Examples of these processes include:-

  • Assessment of hazards and management of associated risks
  • Management of safety critical items
  • Analysis and reporting of occurred events affecting safety
  • Communication of these events and training of persons.

10.13 The supplier shall carry out all inspection, testing and verification in accordance with contract or purchase order requirements. The inspection required shall include, as applicable, receiving inspection, process inspection, special processes, final inspection and first article inspection. Inspection status of parts shall be clearly detectable during all stages of manufacture ensuring only products which have passed the required inspections and testing being supplied. Inspection and testing reports shall be made available upon request.

Only qualified or competent personnel shall perform inspection and testing.

10.110 Payment will be made in line with purchase order schedule only. Early delivery will only be accepted if agreed prior to goods being delivered.

10.15 By the acceptance of these Terms and Conditions, the seller represents that it has not participated in any conduct that violates the Standards of Business Ethics and Conduct of Quad I Ltd, alternatively, equivalent Business Ethics and Conduct of seller. If, at any time, Buyer determines that seller is in violation of the applicable Standards of Business Ethics and Conduct, Buyer may cancel any agreement made upon written notice to seller and Buyer shall have no further obligation to seller.

11. Status and Liabilities

11.1 It is expressly understood that neither the Supplier nor the Supplier Personnel have the authority to act as agent for the Buyer or to contract on the Buyer’s behalf.
11.2 The Supplier Personnel shall at no time be deemed to be employed or otherwise engaged by the Buyer.
11.3 The Supplier shall be responsible for paying the Supplier Personnel and for making any deductions required by law in respect of income tax and National Insurance contributions or similar contributions relating to the provision of the services.
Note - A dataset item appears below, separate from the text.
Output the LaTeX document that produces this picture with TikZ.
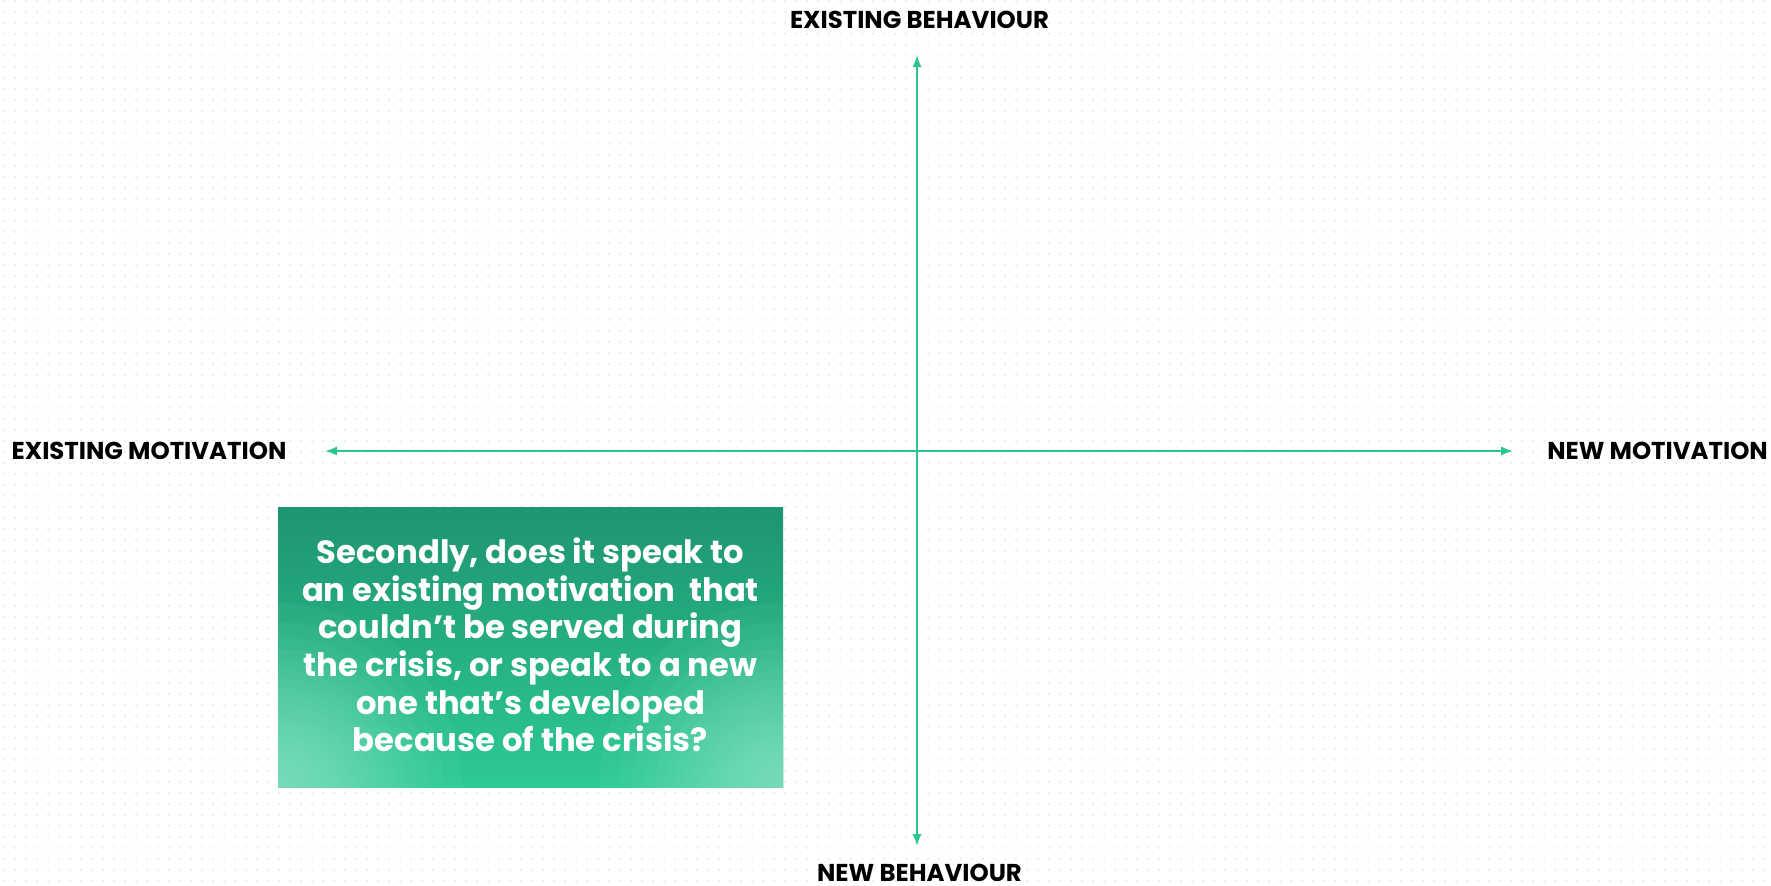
\documentclass[tikz,border=0pt]{standalone}
\usepackage{fontspec}
\setmainfont{Poppins}
\usepackage{xcolor}
\definecolor{axisg}{HTML}{2DC58F}
\definecolor{boxtop}{HTML}{1E9470}
\definecolor{boxmid}{HTML}{2DCA95}
\definecolor{boxglow}{HTML}{8CE7CA}
\definecolor{dotg}{HTML}{D8D8D8}
\usetikzlibrary{arrows.meta,patterns}

\pgfdeclarepatternformonly{bgdots}{\pgfpointorigin}{\pgfpoint{5.5pt}{5.5pt}}{\pgfpoint{5.5pt}{5.5pt}}{%
  \pgfpathcircle{\pgfpoint{2.75pt}{2.75pt}}{0.45pt}\pgfusepath{fill}}

\begin{document}
\begin{tikzpicture}[x=0.5pt,y=-0.5pt,
  axis/.style={draw=axisg,line width=1pt,{Latex[length=6pt,width=4.6pt]}-{Latex[length=6pt,width=4.6pt]}},
  axislbl/.style={font=\fontsize{12.2}{15}\selectfont\bfseries,text=black,inner sep=0pt,anchor=base},
  glow/.style={fill=boxglow,fill opacity=0.07}]
  \useasboundingbox (0,0) rectangle (1771,885);
  \fill[white] (0,0) rectangle (1771,885);
  \fill[pattern=bgdots,pattern color=dotg] (0,0) rectangle (1771,885);

  % axes
  \coordinate (up) at (917,55);
  \coordinate (down) at (917,846);
  \coordinate (lft) at (325,451);
  \coordinate (rgt) at (1513,451);
  \draw[axis] (down) -- (up);
  \draw[axis] (lft) -- (rgt);

  \node[axislbl] (eb) at (919.5,28) {EXISTING BEHAVIOUR};
  \node[axislbl] (nb) at (919.5,881) {NEW BEHAVIOUR};
  \node[axislbl] (em) at (149,459) {EXISTING MOTIVATION};
  \node[axislbl] (nm) at (1657.5,459) {NEW MOTIVATION};

  % question box
  \node[top color=boxtop,bottom color=boxmid,minimum width=252.5pt,minimum height=140pt,inner sep=0pt,
  path picture={
    \foreach \k in {1,...,24} {
      \pgfmathsetmacro\r{230*(1-sqrt(\k/25))}
      \fill[glow] (path picture bounding box.south west) circle (\r);
      \fill[glow] (path picture bounding box.south east) circle (\r);
    }
  }] (qbox) at (530.5,647) {};
  \node[text=white,align=center,inner sep=0pt,
  font=\fontsize{16.1}{18.8}\selectfont\bfseries] (qtext) at (530.5,645)
  {Secondly, does it speak to\\an existing motivation~ that\\couldn’t be served during\\the crisis, or speak to a new\\one that’s developed\\because of the crisis?};
\end{tikzpicture}
\end{document}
The Supplier agrees to indemnify the Buyer in respect of any claims that may be made by the relevant authorities against the Buyer in respect of tax demands or National Insurance or similar contributions relating to the provision of the services by the Supplier.
11.4 The Supplier shall, and shall procure that the Supplier Personnel shall, comply with all applicable statutes, rules and regulations in providing the services, including all immigration and employment requirements imposed by any applicable jurisdiction, and the Supplier shall indemnify and hold harmless the Buyer from damages arising out of any failure to do so.

12. Termination

12.1 The Buyer may terminate this Agreement for any reason by providing 15 days prior written notice to the Supplier.
12.2 The Buyer may terminate this Agreement with immediate effect by providing written notice to the Supplier if:
12.2.1 the Supplier or the Supplier Personnel commit any material or persistent breach of this Agreement;
12.2.2 the Supplier fails to or refuses after written warning to procure that the Supplier Personnel provide the services properly required of them in accordance with this Agreement;
12.2.3 the Supplier passes a resolution for winding up (other than for the purpose of solvent amalgamation or reconstruction), or a court of competent jurisdiction makes an order to that effect;
12.2.4 the Supplier ceases to carry on its business or substantially the whole of its business; or
12.2.5 the Supplier is declared insolvent, or convenes a meeting of or makes or proposes to make any arrangement or composition with its creditors; or a liquidator, receiver, administrative receiver, manager, trustee or similar officer is appointed over any of its assets.

13. Indemnity

The Supplier agrees to indemnify the Buyer against all claims, costs and expenses which the Buyer may incur and which arise, directly or indirectly, from the Supplier’s breach of any of its obligations under this Agreement.

14. Intellectual Property Rights

All Intellectual Property Rights produced from or arising as a result of the performance of this Agreement shall, so far as not already vested, become the absolute property of the Buyer, and the Supplier shall do all that is reasonably necessary to ensure that such rights vest in the Buyer by the execution of appropriate instruments or the making of agreements with third parties.

15. Force Majeure

The Buyer shall not be liable for any delay or failure to perform any of its obligations under this Agreement if the delay or failure results from events or circumstances beyond its reasonable control, including but not limited to acts of God, strikes, lock outs, accidents, war, fire, flood or industrial disputes, and the Buyer shall be entitled to a reasonable extension of its obligations.

16. Relationship of Parties

Nothing in this Agreement shall be construed as establishing or implying any partnership or joint venture between the parties and nothing in this Agreement shall be deemed to construe either of the parties as the agent of the other.

17. Assignment

The Supplier shall not be entitled to assign its rights or obligations or delegate its duties under this Agreement without the prior written consent of the Buyer.

18. Severability

If any provision of this Agreement is held invalid, illegal or unenforceable for any reason by any court of competent jurisdiction such provision shall be severed and the remainder of the provisions herein shall continue in full force and effect as if this Agreement had been agreed with the invalid illegal or unenforceable provision eliminated.

19. Waiver

No failure by the Buyer to enforce any of these Terms and Conditions shall constitute a waiver of its rights hereunder.

20. Notices

Any notice to be given by either party to the other may be served by email, fax, personal service or by post to the address of the other party given in the Purchase Order or such other address as such party may from time to time have communicated to the other in writing, and if sent by email shall unless the contrary is proved be deemed to be received on the day it was sent, if sent by fax shall be deemed to be served on receipt of an error free transmission report, if given by letter shall be deemed to have been served at the time at which the letter was delivered personally or if sent by post shall be deemed to have been delivered in the ordinary course of post.

21. No third parties

Nothing in this Agreement is intended to, nor shall it confer any rights on a third party.

22. Entire Agreement

This Agreement contains the entire agreement between the parties relating to the subject matter and supersedes any previous agreements, arrangements, undertakings or proposals, oral or written.

23. Governing Law and Jurisdiction

This Agreement shall be governed by and construed in accordance with the law of England and the parties hereby submit to the exclusive jurisdiction of the English courts.